The first game I ever played on an iPad was a free version of Liar’s Dice where you shook the device to roll the bones. At first, it was novel. After three goes, it was annoying beyond belief. This demonstrates two things: firstly there’s a good reason why most board games stick to digital dice; but second, that there’s still an aching desire to physically interact with something when you play a board game. Enter Dice+.

It’s a little rubbery cube which communicates with a range of mobile devices, including those running iOS and Android via Bluetooth, and takes the place of a physical dice. You roll it, and the number flashes on the uppermost face and is communicated to the game. It’s slightly bigger than an average dice, but still rolls comfortably from the hand with a pleasingly tactile and weighty feel.

It seems to work a distance from the mobile, so your numbers come up even when Dice+ rolls under the table. However, some anti-cheating technology built into the device means a small proportion of rolls don’t register. Annoying, but a small price to pay to stop fraudsters from finding the six face and repeatedly dropping it directly on the table. It’s charged via a port revealed when you slide up the one face, and a full charge lasts ages: about 20 rolling hours.

So as a device, it works beautifully. But I was initially struck that Dice+ felt more like a neat gimmick than a must-have addition for board game fans. Having played with it, I can confirm that the simple action of rolling does add a certain something to digital board games: a light tickling of the nostalgia buttons and a sense of sharing an experience as you pass it back and forth with your opponent. But that isn’t enough to justify the price.

Thankfully, Dice+ offers a little more. The numbers can flash up in different colors, giving two random selections from one roll. It might not sound like much, but a couple of the five games that come bundled with the device show the intriguing possibilities that it offers.


The first is a Twister-style game with fingers. You roll Dice+ for a color and a number, and then try to get your fingers onto the corresponding number of hexes of that color on the board, and keep them there while your opponent rolls. The other is a timer-based mathematical strategy game where your number and color combination corresponds to sums on a row that you must make add up to 21, while occasionally selecting your opponent’s row to stop them from doing the same.

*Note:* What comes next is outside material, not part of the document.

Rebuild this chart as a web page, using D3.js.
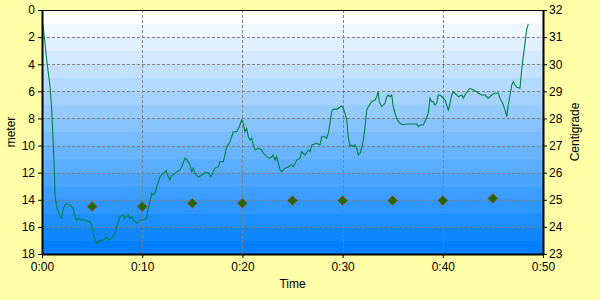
<!DOCTYPE html>
<html>
<head>
<meta charset="utf-8">
<script src="https://cdn.jsdelivr.net/npm/d3@7"></script>
<style>
  body { margin: 0; background: #ffffa8; }
  svg { display: block; font-family: "Liberation Sans", Arial, sans-serif; }
</style>
</head>
<body>
<div id="chart"></div>
<script>
// depth profile (time in minutes, depth in meters)
const timeMin = [0.07, 0.23, 0.47, 0.80, 0.97, 1.13, 1.23, 1.30, 1.47, 1.80, 1.97, 2.13, 2.30, 2.47, 2.79, 3.12, 3.29, 3.46, 3.62, 3.96,
  4.29, 4.62, 4.79, 4.96, 5.12, 5.29, 5.46, 5.79, 6.12, 6.46, 6.62, 6.96, 7.29, 7.61, 7.78, 8.11, 8.28, 8.45, 8.61, 8.78,
  8.95, 9.28, 9.45, 9.78, 10.11, 10.45, 10.61, 10.78, 10.95, 11.11, 11.28, 11.45, 11.78, 12.11, 12.38, 12.51, 12.77, 12.95, 13.10, 13.44,
  13.77, 13.94, 14.27, 14.44, 14.77, 14.94, 15.10, 15.27, 15.60, 15.94, 16.27, 16.60, 16.84, 17.10, 17.27, 17.60, 17.76, 18.09, 18.26, 18.43,
  18.76, 18.93, 19.09, 19.43, 19.69, 19.93, 20.09, 20.26, 20.43, 20.59, 20.76, 20.93, 21.09, 21.26, 21.59, 21.93, 22.09, 22.43, 22.75, 23.08,
  23.25, 23.42, 23.75, 23.92, 24.25, 24.58, 24.92, 25.08, 25.42, 25.75, 25.92, 26.25, 26.58, 26.75, 26.92, 27.41, 27.74, 27.91, 28.24, 28.41,
  28.57, 28.74, 28.91, 29.07, 29.41, 29.57, 29.91, 30.07, 30.24, 30.41, 30.57, 30.74, 30.91, 31.07, 31.24, 31.41, 31.57, 31.74, 31.91, 32.07,
  32.24, 32.41, 32.56, 32.90, 33.23, 33.40, 33.56, 33.66, 33.90, 34.23, 34.40, 34.56, 34.73, 34.90, 35.06, 35.23, 35.46, 35.73, 36.06, 36.40,
  36.90, 37.39, 37.56, 37.72, 38.05, 38.22, 38.55, 38.72, 38.89, 39.05, 39.22, 39.39, 39.55, 39.72, 40.05, 40.22, 40.55, 40.72, 40.89, 41.05,
  41.39, 41.55, 41.89, 42.05, 42.22, 42.55, 42.71, 43.04, 43.38, 43.54, 43.88, 44.21, 44.54, 44.88, 45.21, 45.54, 45.71, 45.88, 46.04, 46.21,
  46.38, 46.54, 46.71, 46.88, 47.04, 47.21, 47.38, 47.70, 47.87, 48.03, 48.20, 48.37, 48.53];
const depthM = [0.98, 1.97, 3.69, 5.66, 7.38, 10.08, 11.80, 13.77, 14.51, 15.25, 15.37, 14.63, 14.39, 14.31, 14.39, 14.63, 15.25, 15.54, 15.37, 15.49,
  15.49, 15.62, 15.62, 15.86, 16.47, 16.97, 17.21, 17.02, 16.97, 16.77, 16.97, 16.84, 16.47, 15.62, 15.25, 15.12, 15.37, 15.25, 15.12, 15.37,
  15.25, 15.62, 15.73, 15.49, 15.49, 15.37, 14.63, 14.14, 13.52, 13.65, 13.52, 13.03, 12.30, 12.05, 11.85, 12.17, 12.54, 12.17, 12.17, 11.93,
  11.80, 11.56, 10.94, 11.01, 11.43, 11.93, 11.68, 12.05, 12.34, 12.17, 12.00, 12.00, 12.30, 11.93, 11.68, 11.56, 11.19, 11.19, 10.70, 10.08,
  9.72, 9.35, 8.98, 8.98, 8.61, 8.11, 8.36, 8.98, 8.73, 9.35, 9.59, 9.46, 9.96, 10.33, 10.20, 10.33, 10.57, 10.82, 10.94, 10.70,
  11.07, 10.82, 11.80, 11.93, 11.68, 11.56, 11.43, 11.56, 11.07, 10.94, 10.45, 10.70, 10.33, 10.45, 9.96, 9.83, 9.96, 9.35, 9.35, 9.46,
  9.10, 8.36, 7.50, 7.33, 7.33, 7.25, 7.08, 7.25, 7.62, 8.11, 9.35, 10.08, 9.96, 10.08, 9.96, 10.20, 10.70, 10.57, 10.20, 9.59,
  8.61, 7.38, 7.13, 6.76, 6.64, 6.40, 6.03, 6.76, 7.13, 6.88, 6.40, 6.27, 6.40, 6.27, 7.13, 7.62, 8.11, 8.36, 8.48, 8.41,
  8.41, 8.41, 8.61, 8.48, 8.48, 8.24, 7.62, 6.51, 6.76, 6.76, 7.01, 6.88, 6.27, 6.27, 6.51, 6.64, 7.38, 6.88, 6.27, 6.03,
  6.27, 6.40, 6.27, 6.51, 6.27, 5.90, 5.78, 5.90, 6.03, 6.14, 6.27, 6.27, 6.51, 6.27, 6.14, 6.14, 6.51, 6.76, 7.01, 7.38,
  7.87, 7.01, 6.27, 5.53, 5.29, 5.53, 5.70, 5.78, 4.43, 3.44, 2.46, 1.47, 1.03];

// water temperature samples
const tempTime = [5, 10, 15, 20, 25, 30, 35, 40, 45];
const tempC = [24.75, 24.75, 24.87, 24.87, 24.97, 24.97, 24.97, 24.97, 25.05];

const timeTicks = [0, 10, 20, 30, 40, 50];
const depthTicks = [0, 2, 4, 6, 8, 10, 12, 14, 16, 18];
const tempTicks = [23, 24, 25, 26, 27, 28, 29, 30, 31, 32];

const W = 600, H = 300;
const plotL = 42, plotR = 543, plotT = 10, plotB = 254;

const svg = d3.select("#chart").append("svg")
  .attr("width", W).attr("height", H);

svg.append("rect").attr("width", W).attr("height", H).attr("fill", "#ffffa8");

const x = d3.scaleLinear().domain([0, 50]).range([plotL, plotR]);
const yDepth = d3.scaleLinear().domain([0, 18]).range([plotT, plotB]);
const yTemp = d3.scaleLinear().domain([23, 32]).range([plotB, plotT]);

// banded blue background, one band per meter
const bandColor = d3.interpolateRgb("#ffffff", "#0080ff");
const bands = d3.range(18);
svg.append("g").selectAll("rect").data(bands).enter().append("rect")
  .attr("x", plotL)
  .attr("width", plotR - plotL)
  .attr("y", d => yDepth(d))
  .attr("height", d => yDepth(d + 1) - yDepth(d) + 0.5)
  .attr("fill", d => bandColor(d / 17));

// grid
const grid = svg.append("g")
  .attr("stroke", "#808080")
  .attr("stroke-dasharray", "3,2")
  .attr("shape-rendering", "crispEdges");
grid.selectAll(".h").data(depthTicks.slice(1, -1)).enter().append("line")
  .attr("x1", plotL).attr("x2", plotR)
  .attr("y1", d => Math.round(yDepth(d)) + 0.5)
  .attr("y2", d => Math.round(yDepth(d)) + 0.5);
grid.selectAll(".v").data(timeTicks.slice(1, -1)).enter().append("line")
  .attr("y1", plotT).attr("y2", plotB)
  .attr("x1", d => Math.round(x(d)) + 0.5)
  .attr("x2", d => Math.round(x(d)) + 0.5);

// depth line
const line = d3.line()
  .x((d, i) => x(timeMin[i]))
  .y(d => yDepth(d));
svg.append("path")
  .datum(depthM)
  .attr("d", line)
  .attr("fill", "none")
  .attr("stroke", "#008040")
  .attr("stroke-width", 1.1);

// temperature diamonds
svg.append("g").selectAll("path").data(tempC).enter().append("path")
  .attr("d", d3.symbol().type(d3.symbolSquare).size(50))
  .attr("transform", (d, i) => "translate(" + x(tempTime[i]) + "," + yTemp(d) + ") rotate(45)")
  .attr("fill", "#1f6a08")
  .attr("stroke", "#a8504a")
  .attr("stroke-width", 0.9);

// plot frame top edge
svg.append("line").attr("x1", plotL).attr("x2", plotR).attr("y1", plotT + 0.5).attr("y2", plotT + 0.5)
  .attr("stroke", "#000").attr("stroke-width", 1);

// axes
const fmtTime = d => "0:" + d3.format("02d")(d);

const xAxis = svg.append("g")
  .attr("transform", "translate(0," + plotB + ")")
  .call(d3.axisBottom(x).tickValues(timeTicks).tickFormat(fmtTime).tickSize(4).tickSizeOuter(0).tickPadding(4));

const lAxis = svg.append("g")
  .attr("transform", "translate(" + plotL + ",0)")
  .call(d3.axisLeft(yDepth).tickValues(depthTicks).tickSize(4).tickSizeOuter(0).tickPadding(3));

const rAxis = svg.append("g")
  .attr("transform", "translate(" + plotR + ",0)")
  .call(d3.axisRight(yTemp).tickValues(tempTicks).tickSize(4).tickSizeOuter(0).tickPadding(2));

[xAxis, lAxis, rAxis].forEach(a => {
  a.selectAll("text").attr("font-size", 12).attr("fill", "#000")
    .attr("font-family", "'Liberation Sans', Arial, sans-serif");
  a.selectAll(".tick line").attr("stroke", "#000");
  a.select(".domain").attr("stroke", "#000").attr("stroke-width", 2);
});

// axis titles
svg.append("text")
  .attr("x", x(25)).attr("y", 288)
  .attr("text-anchor", "middle")
  .attr("font-size", 12)
  .text("Time");

svg.append("text")
  .attr("transform", "translate(15," + (plotT + plotB) / 2 + ") rotate(-90)")
  .attr("text-anchor", "middle")
  .attr("font-size", 12)
  .text("meter");

svg.append("text")
  .attr("transform", "translate(579," + (plotT + plotB) / 2 + ") rotate(-90)")
  .attr("text-anchor", "middle")
  .attr("font-size", 12)
  .text("Centigrade");
</script>
</body>
</html>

What these games demonstrate is that this device offers possibilities for play you can’t get with a regular dice. They combine the possibilities offered by a single throw for a color and a number with a physical skill and a timer, respectively. It’s hard keeping your fingers on the board while you toss the dice with the other hand. It’s even harder to watch the dice come up, then switch attention to the board and make a good move within a three-second limit.

Sadly the other three games in the starter package are pretty forgettable. One is Backgammon, a mystifying choice since it actually highlights a shortcoming of the device in that you have to roll it twice in succession if you want two numbers. The others are games for small children which are fun enough but as a parent, I’d rather mine played a physical board game with an ordinary dice and learned some basic maths through counting and moving for themselves.


You can purchase more games as in-app purchases, although the selection is very limited at the moment: more are promised for the near future. However, because it’s not the app store there’s no ratings or user reviews so it’s hard to get a sense of their quality.

But this is early days. Dice+ is a functional and robust device that adds a small dimension of pleasure to mobile board games. However, there’s lots of untapped potential here. Remember I started with Liar’s Dice? How much more fun could that be on a mobile if you had an actual dice to hide, or a variant that took advantage of the digital format to do creative things with that hoary old game. With the imaginations of designers and developers, this could go to some fascinating and wonderful places. For now, I’d wait and see where they take it.